>>>>
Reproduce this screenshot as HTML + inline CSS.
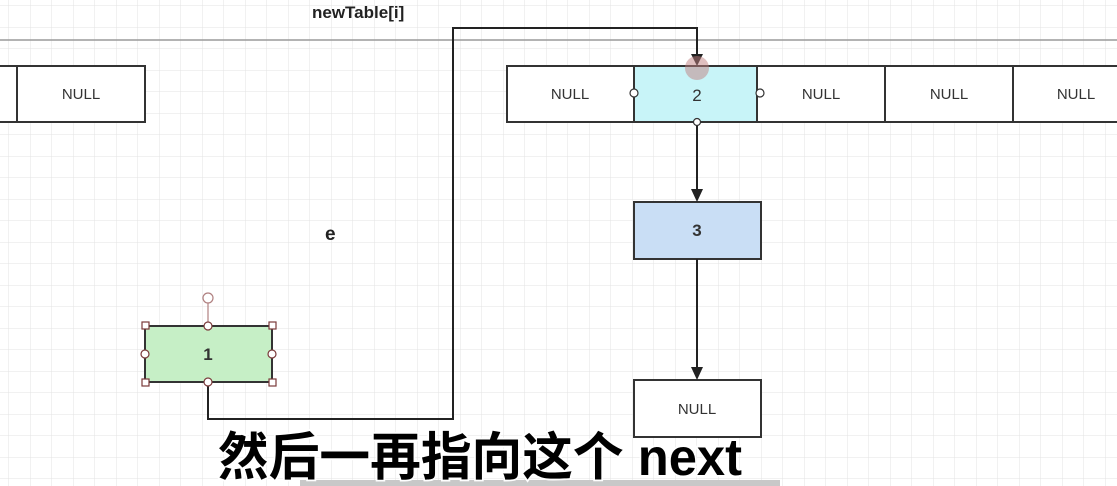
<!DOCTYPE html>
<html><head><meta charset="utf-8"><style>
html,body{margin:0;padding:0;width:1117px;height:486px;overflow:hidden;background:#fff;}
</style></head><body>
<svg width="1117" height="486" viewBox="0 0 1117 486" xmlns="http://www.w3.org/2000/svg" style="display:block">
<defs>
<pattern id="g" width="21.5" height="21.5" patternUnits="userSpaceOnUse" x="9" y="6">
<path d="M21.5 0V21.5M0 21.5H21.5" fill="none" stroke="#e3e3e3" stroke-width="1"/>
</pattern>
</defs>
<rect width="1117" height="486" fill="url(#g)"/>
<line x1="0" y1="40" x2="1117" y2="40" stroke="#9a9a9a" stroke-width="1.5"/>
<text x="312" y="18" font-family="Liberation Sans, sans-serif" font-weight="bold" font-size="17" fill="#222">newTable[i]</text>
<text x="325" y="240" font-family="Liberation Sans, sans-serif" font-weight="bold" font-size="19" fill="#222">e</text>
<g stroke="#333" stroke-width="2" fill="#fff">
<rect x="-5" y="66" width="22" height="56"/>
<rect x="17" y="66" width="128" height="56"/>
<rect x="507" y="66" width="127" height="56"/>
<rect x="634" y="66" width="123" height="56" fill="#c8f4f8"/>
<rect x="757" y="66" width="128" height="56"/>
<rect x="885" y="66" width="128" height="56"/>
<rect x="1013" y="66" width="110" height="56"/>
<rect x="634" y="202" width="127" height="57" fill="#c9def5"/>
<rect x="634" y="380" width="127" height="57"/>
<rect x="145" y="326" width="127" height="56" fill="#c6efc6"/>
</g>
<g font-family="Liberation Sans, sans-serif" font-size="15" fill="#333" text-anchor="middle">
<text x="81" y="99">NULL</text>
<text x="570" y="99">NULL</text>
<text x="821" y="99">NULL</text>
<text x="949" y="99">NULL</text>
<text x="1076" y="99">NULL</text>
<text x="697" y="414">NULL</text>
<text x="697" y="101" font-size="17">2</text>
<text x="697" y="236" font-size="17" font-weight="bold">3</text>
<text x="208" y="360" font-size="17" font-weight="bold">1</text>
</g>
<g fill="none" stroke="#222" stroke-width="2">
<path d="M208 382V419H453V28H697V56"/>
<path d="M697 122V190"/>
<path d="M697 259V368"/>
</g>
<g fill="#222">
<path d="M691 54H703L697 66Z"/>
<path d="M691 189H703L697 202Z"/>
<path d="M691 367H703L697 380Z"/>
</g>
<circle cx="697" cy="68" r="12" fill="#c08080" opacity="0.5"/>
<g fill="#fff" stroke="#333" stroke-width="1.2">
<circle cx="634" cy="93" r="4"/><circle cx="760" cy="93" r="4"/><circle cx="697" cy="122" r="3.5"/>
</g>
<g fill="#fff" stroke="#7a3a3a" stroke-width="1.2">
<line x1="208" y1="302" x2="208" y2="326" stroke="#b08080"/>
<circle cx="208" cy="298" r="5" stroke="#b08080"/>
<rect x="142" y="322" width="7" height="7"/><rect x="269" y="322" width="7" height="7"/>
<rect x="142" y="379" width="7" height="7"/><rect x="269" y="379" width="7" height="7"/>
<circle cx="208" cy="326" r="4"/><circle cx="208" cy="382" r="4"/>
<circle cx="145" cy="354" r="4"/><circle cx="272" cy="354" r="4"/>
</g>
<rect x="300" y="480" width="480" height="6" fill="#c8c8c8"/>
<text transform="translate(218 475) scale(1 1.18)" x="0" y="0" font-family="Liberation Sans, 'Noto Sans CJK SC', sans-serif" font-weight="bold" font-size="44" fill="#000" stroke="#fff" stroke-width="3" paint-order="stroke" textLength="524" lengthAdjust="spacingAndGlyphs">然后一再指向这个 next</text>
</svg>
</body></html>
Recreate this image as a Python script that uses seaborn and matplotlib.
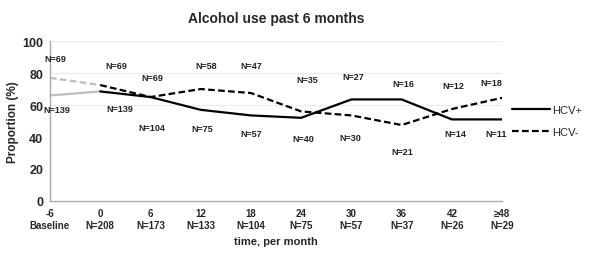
<<<<
* _TASK TO CARRY OUT_: Repeat each record exactly, with the pictures left out.

* _THE SOLUTION_:
Reproduce this screenshot as HTML + inline CSS.
<!DOCTYPE html>
<html><head><meta charset="utf-8"><style>
html,body{margin:0;padding:0;width:1117px;height:486px;overflow:hidden;background:#fff;}
</style></head><body>
<svg width="1117" height="486" viewBox="0 0 1117 486" xmlns="http://www.w3.org/2000/svg" style="display:block">
<defs>
<pattern id="g" width="21.5" height="21.5" patternUnits="userSpaceOnUse" x="9" y="6">
<path d="M21.5 0V21.5M0 21.5H21.5" fill="none" stroke="#e3e3e3" stroke-width="1"/>
</pattern>
</defs>
<rect width="1117" height="486" fill="url(#g)"/>
<line x1="0" y1="40" x2="1117" y2="40" stroke="#9a9a9a" stroke-width="1.5"/>
<text x="312" y="18" font-family="Liberation Sans, sans-serif" font-weight="bold" font-size="17" fill="#222">newTable[i]</text>
<text x="325" y="240" font-family="Liberation Sans, sans-serif" font-weight="bold" font-size="19" fill="#222">e</text>
<g stroke="#333" stroke-width="2" fill="#fff">
<rect x="-5" y="66" width="22" height="56"/>
<rect x="17" y="66" width="128" height="56"/>
<rect x="507" y="66" width="127" height="56"/>
<rect x="634" y="66" width="123" height="56" fill="#c8f4f8"/>
<rect x="757" y="66" width="128" height="56"/>
<rect x="885" y="66" width="128" height="56"/>
<rect x="1013" y="66" width="110" height="56"/>
<rect x="634" y="202" width="127" height="57" fill="#c9def5"/>
<rect x="634" y="380" width="127" height="57"/>
<rect x="145" y="326" width="127" height="56" fill="#c6efc6"/>
</g>
<g font-family="Liberation Sans, sans-serif" font-size="15" fill="#333" text-anchor="middle">
<text x="81" y="99">NULL</text>
<text x="570" y="99">NULL</text>
<text x="821" y="99">NULL</text>
<text x="949" y="99">NULL</text>
<text x="1076" y="99">NULL</text>
<text x="697" y="414">NULL</text>
<text x="697" y="101" font-size="17">2</text>
<text x="697" y="236" font-size="17" font-weight="bold">3</text>
<text x="208" y="360" font-size="17" font-weight="bold">1</text>
</g>
<g fill="none" stroke="#222" stroke-width="2">
<path d="M208 382V419H453V28H697V56"/>
<path d="M697 122V190"/>
<path d="M697 259V368"/>
</g>
<g fill="#222">
<path d="M691 54H703L697 66Z"/>
<path d="M691 189H703L697 202Z"/>
<path d="M691 367H703L697 380Z"/>
</g>
<circle cx="697" cy="68" r="12" fill="#c08080" opacity="0.5"/>
<g fill="#fff" stroke="#333" stroke-width="1.2">
<circle cx="634" cy="93" r="4"/><circle cx="760" cy="93" r="4"/><circle cx="697" cy="122" r="3.5"/>
</g>
<g fill="#fff" stroke="#7a3a3a" stroke-width="1.2">
<line x1="208" y1="302" x2="208" y2="326" stroke="#b08080"/>
<circle cx="208" cy="298" r="5" stroke="#b08080"/>
<rect x="142" y="322" width="7" height="7"/><rect x="269" y="322" width="7" height="7"/>
<rect x="142" y="379" width="7" height="7"/><rect x="269" y="379" width="7" height="7"/>
<circle cx="208" cy="326" r="4"/><circle cx="208" cy="382" r="4"/>
<circle cx="145" cy="354" r="4"/><circle cx="272" cy="354" r="4"/>
</g>
<rect x="300" y="480" width="480" height="6" fill="#c8c8c8"/>
<text transform="translate(218 475) scale(1 1.18)" x="0" y="0" font-family="Liberation Sans, 'Noto Sans CJK SC', sans-serif" font-weight="bold" font-size="44" fill="#000" stroke="#fff" stroke-width="3" paint-order="stroke" textLength="524" lengthAdjust="spacingAndGlyphs">然后一再指向这个 next</text>
</svg>
</body></html>
Recreate this image as a Python script that uses seaborn and matplotlib.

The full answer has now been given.